Code that draws figures:
========================================================================

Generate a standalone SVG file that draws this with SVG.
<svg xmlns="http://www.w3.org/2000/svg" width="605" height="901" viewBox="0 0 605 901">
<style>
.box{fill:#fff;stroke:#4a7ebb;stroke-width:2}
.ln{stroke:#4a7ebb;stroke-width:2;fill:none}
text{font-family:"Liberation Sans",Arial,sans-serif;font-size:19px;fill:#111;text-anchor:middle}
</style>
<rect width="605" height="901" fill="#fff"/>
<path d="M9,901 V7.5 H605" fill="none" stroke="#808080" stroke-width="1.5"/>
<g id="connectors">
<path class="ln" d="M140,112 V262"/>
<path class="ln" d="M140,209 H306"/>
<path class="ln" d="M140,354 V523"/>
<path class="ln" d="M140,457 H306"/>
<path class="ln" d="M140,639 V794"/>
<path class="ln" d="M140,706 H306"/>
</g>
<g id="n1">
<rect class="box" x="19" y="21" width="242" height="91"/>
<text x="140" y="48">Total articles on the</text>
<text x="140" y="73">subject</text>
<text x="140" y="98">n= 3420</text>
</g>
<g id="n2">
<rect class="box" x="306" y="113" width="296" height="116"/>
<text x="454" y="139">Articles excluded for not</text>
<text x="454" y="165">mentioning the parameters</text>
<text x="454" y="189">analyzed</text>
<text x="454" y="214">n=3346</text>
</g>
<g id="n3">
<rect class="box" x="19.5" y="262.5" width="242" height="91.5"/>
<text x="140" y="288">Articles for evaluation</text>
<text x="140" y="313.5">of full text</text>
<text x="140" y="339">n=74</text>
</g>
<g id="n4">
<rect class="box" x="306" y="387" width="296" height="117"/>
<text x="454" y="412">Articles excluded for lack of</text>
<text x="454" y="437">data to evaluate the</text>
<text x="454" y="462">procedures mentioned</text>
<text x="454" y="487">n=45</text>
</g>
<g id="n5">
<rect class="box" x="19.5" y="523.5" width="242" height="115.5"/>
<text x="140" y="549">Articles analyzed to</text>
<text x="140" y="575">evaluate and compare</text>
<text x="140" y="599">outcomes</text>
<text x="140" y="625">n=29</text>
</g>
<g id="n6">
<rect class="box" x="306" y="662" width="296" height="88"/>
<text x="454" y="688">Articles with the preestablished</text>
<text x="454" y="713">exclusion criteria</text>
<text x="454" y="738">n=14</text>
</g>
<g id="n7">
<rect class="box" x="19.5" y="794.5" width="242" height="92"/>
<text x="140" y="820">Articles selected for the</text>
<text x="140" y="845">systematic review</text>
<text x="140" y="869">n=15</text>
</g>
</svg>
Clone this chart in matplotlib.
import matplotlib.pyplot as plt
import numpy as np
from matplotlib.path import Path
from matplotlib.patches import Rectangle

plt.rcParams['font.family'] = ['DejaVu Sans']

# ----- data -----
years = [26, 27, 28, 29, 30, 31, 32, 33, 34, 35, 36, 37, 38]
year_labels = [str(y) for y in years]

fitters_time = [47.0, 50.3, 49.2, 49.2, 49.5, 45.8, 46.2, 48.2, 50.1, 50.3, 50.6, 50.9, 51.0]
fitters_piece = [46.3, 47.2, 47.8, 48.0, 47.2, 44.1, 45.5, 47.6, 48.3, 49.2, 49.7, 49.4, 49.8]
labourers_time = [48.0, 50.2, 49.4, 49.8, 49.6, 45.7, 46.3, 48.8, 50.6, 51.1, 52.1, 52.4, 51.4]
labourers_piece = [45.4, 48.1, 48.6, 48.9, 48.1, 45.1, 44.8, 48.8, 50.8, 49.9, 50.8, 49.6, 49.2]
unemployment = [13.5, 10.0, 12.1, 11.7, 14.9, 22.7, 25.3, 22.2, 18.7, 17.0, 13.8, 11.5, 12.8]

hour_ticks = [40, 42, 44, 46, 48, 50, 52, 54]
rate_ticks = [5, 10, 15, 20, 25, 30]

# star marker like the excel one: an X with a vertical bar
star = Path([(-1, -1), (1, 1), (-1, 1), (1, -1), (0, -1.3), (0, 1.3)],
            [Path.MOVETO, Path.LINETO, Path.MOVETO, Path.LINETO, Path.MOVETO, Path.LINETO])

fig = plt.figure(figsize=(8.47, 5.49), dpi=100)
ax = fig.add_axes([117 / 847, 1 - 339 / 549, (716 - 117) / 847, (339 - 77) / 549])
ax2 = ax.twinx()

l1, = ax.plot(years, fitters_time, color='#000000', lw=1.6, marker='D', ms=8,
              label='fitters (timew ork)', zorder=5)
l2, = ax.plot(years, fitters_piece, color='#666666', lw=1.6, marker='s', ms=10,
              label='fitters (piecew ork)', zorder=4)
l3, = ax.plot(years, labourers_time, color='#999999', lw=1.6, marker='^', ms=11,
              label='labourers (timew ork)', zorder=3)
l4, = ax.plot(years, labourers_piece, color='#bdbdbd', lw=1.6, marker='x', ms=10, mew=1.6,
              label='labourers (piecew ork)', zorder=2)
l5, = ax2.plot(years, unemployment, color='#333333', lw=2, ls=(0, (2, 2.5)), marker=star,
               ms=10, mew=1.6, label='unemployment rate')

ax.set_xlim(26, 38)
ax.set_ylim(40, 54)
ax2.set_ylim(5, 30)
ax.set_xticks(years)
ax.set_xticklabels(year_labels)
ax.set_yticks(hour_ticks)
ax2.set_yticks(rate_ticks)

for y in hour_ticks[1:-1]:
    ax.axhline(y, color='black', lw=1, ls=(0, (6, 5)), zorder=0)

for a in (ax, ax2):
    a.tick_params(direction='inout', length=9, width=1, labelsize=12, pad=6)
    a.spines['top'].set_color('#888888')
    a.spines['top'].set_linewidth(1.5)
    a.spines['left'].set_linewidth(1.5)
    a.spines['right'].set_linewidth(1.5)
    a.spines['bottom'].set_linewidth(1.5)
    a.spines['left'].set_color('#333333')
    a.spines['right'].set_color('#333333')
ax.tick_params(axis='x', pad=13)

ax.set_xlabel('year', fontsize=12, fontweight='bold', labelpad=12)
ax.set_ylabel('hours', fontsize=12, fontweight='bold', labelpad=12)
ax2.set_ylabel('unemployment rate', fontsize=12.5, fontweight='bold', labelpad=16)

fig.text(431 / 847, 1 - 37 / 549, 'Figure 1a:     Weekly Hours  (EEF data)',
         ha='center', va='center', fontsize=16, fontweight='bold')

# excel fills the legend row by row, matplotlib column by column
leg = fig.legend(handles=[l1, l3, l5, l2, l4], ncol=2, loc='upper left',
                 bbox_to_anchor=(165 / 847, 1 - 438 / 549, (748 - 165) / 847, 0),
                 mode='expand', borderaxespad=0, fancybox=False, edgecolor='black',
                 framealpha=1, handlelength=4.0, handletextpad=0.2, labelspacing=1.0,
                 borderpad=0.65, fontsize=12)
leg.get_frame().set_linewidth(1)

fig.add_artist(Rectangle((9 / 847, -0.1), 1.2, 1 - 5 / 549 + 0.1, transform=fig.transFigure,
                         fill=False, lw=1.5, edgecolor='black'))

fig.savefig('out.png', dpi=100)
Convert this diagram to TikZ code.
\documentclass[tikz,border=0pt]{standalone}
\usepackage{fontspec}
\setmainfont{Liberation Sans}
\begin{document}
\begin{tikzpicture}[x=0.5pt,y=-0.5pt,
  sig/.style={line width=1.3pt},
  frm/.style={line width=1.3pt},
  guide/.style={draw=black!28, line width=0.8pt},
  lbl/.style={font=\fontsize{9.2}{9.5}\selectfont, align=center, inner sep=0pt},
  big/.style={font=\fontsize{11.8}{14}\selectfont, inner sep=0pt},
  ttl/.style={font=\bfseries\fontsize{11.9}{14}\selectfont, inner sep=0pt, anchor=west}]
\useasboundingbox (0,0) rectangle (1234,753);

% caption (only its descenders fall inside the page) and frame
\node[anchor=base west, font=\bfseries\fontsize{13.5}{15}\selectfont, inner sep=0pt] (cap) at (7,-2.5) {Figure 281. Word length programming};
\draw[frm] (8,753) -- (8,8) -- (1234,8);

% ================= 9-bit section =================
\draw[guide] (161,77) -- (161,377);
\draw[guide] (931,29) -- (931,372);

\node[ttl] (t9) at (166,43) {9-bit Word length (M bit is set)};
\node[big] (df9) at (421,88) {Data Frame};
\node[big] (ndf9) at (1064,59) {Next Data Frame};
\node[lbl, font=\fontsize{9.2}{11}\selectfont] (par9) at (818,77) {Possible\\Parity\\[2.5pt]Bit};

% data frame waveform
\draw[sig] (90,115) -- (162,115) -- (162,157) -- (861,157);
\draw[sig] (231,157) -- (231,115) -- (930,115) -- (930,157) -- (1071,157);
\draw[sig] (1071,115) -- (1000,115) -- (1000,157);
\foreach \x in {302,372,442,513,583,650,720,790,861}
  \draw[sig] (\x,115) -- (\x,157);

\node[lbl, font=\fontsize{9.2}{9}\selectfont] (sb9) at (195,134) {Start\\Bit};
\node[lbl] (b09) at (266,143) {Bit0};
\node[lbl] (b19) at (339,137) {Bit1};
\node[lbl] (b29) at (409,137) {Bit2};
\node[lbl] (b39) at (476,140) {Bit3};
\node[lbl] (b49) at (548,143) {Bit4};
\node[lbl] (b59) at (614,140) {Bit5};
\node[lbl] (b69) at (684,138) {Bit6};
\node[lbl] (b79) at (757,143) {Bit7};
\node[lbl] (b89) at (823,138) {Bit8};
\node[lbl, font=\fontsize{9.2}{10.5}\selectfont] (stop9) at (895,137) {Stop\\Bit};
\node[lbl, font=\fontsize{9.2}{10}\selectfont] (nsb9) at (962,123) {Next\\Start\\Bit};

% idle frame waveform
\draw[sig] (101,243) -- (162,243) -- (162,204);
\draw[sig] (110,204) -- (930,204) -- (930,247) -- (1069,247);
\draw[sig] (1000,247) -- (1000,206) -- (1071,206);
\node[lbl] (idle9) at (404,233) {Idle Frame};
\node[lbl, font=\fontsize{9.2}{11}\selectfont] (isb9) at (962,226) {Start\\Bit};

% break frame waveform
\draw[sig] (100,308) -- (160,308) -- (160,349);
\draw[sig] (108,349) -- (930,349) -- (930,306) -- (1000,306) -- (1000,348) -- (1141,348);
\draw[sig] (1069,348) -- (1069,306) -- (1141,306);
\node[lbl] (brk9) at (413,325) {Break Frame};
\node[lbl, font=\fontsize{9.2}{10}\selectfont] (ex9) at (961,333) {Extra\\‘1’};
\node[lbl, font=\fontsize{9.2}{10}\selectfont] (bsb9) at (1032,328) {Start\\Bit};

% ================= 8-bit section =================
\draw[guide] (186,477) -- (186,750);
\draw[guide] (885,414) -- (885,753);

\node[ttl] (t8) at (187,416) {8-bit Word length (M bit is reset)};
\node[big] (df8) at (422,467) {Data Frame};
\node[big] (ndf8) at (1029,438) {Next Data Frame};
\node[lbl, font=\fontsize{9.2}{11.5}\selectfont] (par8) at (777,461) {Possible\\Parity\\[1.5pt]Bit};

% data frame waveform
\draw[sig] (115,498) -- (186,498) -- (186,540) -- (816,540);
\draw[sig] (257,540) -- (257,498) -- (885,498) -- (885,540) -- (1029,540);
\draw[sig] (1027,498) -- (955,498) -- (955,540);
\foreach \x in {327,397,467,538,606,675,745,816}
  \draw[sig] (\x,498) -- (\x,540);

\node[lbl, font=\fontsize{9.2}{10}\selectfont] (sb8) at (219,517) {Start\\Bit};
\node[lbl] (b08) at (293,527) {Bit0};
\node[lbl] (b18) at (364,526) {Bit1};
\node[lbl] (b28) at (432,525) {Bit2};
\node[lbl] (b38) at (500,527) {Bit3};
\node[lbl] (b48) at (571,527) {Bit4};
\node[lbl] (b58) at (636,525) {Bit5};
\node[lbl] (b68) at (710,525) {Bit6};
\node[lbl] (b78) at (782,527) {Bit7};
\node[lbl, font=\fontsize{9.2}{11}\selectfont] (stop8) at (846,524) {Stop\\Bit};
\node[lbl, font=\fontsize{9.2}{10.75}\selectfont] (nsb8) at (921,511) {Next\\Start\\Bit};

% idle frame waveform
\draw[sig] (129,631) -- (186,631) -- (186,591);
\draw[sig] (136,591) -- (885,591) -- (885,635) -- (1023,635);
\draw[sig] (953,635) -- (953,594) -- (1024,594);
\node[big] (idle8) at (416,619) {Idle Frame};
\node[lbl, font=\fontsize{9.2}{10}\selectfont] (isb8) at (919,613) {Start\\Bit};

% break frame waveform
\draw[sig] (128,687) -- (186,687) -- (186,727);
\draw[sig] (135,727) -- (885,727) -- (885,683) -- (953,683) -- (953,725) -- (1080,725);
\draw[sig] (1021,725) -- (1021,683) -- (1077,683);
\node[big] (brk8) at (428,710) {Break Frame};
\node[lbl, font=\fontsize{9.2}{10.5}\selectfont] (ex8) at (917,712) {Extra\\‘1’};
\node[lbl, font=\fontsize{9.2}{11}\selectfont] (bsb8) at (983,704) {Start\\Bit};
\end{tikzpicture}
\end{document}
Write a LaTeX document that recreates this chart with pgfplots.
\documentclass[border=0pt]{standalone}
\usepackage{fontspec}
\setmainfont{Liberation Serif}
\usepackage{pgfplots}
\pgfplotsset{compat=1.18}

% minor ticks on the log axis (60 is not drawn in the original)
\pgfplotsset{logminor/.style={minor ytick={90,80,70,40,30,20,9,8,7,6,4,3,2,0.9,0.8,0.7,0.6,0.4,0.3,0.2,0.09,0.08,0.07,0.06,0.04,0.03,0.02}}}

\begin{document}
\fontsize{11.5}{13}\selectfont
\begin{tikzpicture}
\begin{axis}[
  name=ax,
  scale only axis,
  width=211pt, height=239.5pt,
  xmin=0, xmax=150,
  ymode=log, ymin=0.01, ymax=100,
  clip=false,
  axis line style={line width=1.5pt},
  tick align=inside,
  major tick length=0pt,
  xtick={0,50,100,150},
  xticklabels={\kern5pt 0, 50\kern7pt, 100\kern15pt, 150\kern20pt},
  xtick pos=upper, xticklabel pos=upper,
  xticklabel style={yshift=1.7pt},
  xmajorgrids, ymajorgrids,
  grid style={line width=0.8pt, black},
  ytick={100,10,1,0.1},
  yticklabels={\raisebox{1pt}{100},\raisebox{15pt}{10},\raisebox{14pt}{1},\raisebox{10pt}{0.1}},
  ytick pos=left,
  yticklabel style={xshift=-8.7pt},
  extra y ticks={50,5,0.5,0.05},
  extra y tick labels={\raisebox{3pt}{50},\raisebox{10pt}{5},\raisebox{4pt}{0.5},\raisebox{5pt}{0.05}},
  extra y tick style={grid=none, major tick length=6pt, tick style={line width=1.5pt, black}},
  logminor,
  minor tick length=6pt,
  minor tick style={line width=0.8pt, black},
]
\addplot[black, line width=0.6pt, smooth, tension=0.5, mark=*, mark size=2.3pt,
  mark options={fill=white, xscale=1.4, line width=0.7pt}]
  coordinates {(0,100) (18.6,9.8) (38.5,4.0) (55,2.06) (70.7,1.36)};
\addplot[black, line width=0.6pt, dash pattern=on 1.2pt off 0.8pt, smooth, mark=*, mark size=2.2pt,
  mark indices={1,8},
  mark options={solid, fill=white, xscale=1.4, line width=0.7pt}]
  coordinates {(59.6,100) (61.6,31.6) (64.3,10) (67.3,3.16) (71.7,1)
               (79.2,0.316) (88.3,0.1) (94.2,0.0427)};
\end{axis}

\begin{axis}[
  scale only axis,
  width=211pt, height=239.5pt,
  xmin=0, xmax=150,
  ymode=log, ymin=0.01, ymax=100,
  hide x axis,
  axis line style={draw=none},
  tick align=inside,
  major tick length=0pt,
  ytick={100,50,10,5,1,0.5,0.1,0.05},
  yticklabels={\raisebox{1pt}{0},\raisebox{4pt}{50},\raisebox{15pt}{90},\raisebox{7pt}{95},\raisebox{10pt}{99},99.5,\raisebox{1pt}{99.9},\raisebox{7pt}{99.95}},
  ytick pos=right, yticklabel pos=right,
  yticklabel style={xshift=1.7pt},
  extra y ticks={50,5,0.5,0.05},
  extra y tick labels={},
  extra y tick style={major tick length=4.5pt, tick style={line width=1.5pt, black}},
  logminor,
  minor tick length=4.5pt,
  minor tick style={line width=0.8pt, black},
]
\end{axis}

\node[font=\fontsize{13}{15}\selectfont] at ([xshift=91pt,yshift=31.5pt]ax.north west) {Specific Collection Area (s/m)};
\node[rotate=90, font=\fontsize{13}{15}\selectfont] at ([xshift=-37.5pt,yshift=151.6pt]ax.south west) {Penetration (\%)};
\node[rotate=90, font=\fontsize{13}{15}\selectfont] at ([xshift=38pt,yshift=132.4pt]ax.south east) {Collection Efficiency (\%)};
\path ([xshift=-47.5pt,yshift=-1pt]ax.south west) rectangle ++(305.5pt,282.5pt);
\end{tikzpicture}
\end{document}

========================================================================

**Aim of the exercise**
Transcribe word for word the lines from the one holding "Convert this diagram to TikZ code." through the one holding "(931,29) -- (931,372);". Include both, and add nothing.

**Correct output**
Convert this diagram to TikZ code.
\documentclass[tikz,border=0pt]{standalone}
\usepackage{fontspec}
\setmainfont{Liberation Sans}
\begin{document}
\begin{tikzpicture}[x=0.5pt,y=-0.5pt,
  sig/.style={line width=1.3pt},
  frm/.style={line width=1.3pt},
  guide/.style={draw=black!28, line width=0.8pt},
  lbl/.style={font=\fontsize{9.2}{9.5}\selectfont, align=center, inner sep=0pt},
  big/.style={font=\fontsize{11.8}{14}\selectfont, inner sep=0pt},
  ttl/.style={font=\bfseries\fontsize{11.9}{14}\selectfont, inner sep=0pt, anchor=west}]
\useasboundingbox (0,0) rectangle (1234,753);

% caption (only its descenders fall inside the page) and frame
\node[anchor=base west, font=\bfseries\fontsize{13.5}{15}\selectfont, inner sep=0pt] (cap) at (7,-2.5) {Figure 281. Word length programming};
\draw[frm] (8,753) -- (8,8) -- (1234,8);

% ================= 9-bit section =================
\draw[guide] (161,77) -- (161,377);
\draw[guide] (931,29) -- (931,372);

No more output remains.